J -- The government does not have a national plan of
action to address trafficking in persons; it is not an
issue in the Maldives.

K -- There is no person or entity responsible for
developing anti-trafficking programs within the
government; it is not an issue in the Maldives.

9. (SBU) Investigation and prosecution of traffickers
(para. 18):

A -- There are no laws specifically prohibiting
trafficking. The Attorney General's office argues that
the issue can be addressed through Shari'a, Islamic law.

B -- No penalties have been established.

C -- No comparisons can be made as no penalties have
been established for trafficking in persons.

D -- The government has not prosecuted any cases against
traffickers. There have been no reported cases of
trafficking in persons in the Maldives.

E -- There were no reports of traffickers in the
Maldives during the last year.

F -- There were no reports of traffickers in the
Maldives during the last year.

G -- The government does not provide any specialized
training for government officials on trafficking in
persons.

H -- Mission is not aware of the Maldivian government
being asked to assist in any trafficking in persons
cases.
I -- Mission is not aware of any extradition cases
arising during the year.

J -- There is no evidence of government involvement or
tolerance of trafficking in persons.
K -- There is no evidence of government personnel being
involved in trafficking of persons.

L -- Mission has no information of the Maldives signing
the ILO Convention 182, Sale of Children Protocol, or
the Protocol to Prevent, Suppress and Punish Trafficking
in Persons, Especially Women and Children, Supplemental.

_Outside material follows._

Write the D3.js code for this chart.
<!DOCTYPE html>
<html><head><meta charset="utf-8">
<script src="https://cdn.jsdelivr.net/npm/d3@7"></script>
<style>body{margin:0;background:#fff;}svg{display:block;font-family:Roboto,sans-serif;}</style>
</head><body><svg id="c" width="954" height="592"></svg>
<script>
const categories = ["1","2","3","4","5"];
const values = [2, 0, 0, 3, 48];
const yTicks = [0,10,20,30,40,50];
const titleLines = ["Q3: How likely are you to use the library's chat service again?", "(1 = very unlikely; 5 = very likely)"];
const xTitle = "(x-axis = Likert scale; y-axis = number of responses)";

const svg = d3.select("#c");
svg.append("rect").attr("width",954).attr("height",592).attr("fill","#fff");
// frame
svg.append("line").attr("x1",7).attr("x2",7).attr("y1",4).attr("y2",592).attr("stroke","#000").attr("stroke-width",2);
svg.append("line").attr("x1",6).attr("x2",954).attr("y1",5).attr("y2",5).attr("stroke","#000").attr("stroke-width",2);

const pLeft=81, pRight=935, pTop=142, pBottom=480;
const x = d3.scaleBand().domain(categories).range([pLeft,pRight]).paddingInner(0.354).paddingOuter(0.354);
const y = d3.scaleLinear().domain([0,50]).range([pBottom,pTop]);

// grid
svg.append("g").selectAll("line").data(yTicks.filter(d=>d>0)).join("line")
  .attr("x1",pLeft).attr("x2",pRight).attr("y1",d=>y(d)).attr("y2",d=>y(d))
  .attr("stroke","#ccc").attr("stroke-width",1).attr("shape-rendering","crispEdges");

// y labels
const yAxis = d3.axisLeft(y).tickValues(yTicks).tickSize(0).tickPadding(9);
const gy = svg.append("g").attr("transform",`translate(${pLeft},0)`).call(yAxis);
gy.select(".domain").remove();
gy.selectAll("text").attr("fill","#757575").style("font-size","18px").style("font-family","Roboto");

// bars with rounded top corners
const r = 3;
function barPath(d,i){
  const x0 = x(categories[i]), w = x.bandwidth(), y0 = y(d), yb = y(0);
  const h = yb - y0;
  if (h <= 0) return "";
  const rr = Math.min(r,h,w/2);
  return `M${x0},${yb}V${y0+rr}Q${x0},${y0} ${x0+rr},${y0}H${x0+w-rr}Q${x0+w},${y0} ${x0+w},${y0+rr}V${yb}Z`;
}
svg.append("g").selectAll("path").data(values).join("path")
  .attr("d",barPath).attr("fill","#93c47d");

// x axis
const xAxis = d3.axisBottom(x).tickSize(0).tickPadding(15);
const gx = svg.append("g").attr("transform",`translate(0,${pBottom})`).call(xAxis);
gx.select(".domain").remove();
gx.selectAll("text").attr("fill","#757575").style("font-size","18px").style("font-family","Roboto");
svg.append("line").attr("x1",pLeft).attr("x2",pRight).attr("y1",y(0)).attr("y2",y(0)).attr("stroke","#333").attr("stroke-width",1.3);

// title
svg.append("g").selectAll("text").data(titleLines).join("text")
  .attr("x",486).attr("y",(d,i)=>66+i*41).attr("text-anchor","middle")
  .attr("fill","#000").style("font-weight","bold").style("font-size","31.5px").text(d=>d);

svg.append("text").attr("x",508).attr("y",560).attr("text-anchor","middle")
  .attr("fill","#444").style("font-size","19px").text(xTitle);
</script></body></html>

10. (SBU) Protection and assistance to victims (para.
19):

A -- The issue of assistance for victims of trafficking
in persons did not arise in the Maldives during the
year.

B-G -- Because there are no reports of any victims of
trafficking in the Maldives, the issues pertaining to
victims were not addressed by the government.

H -- Mission is not aware of any NGOs working on
trafficking in person issues in the Maldives.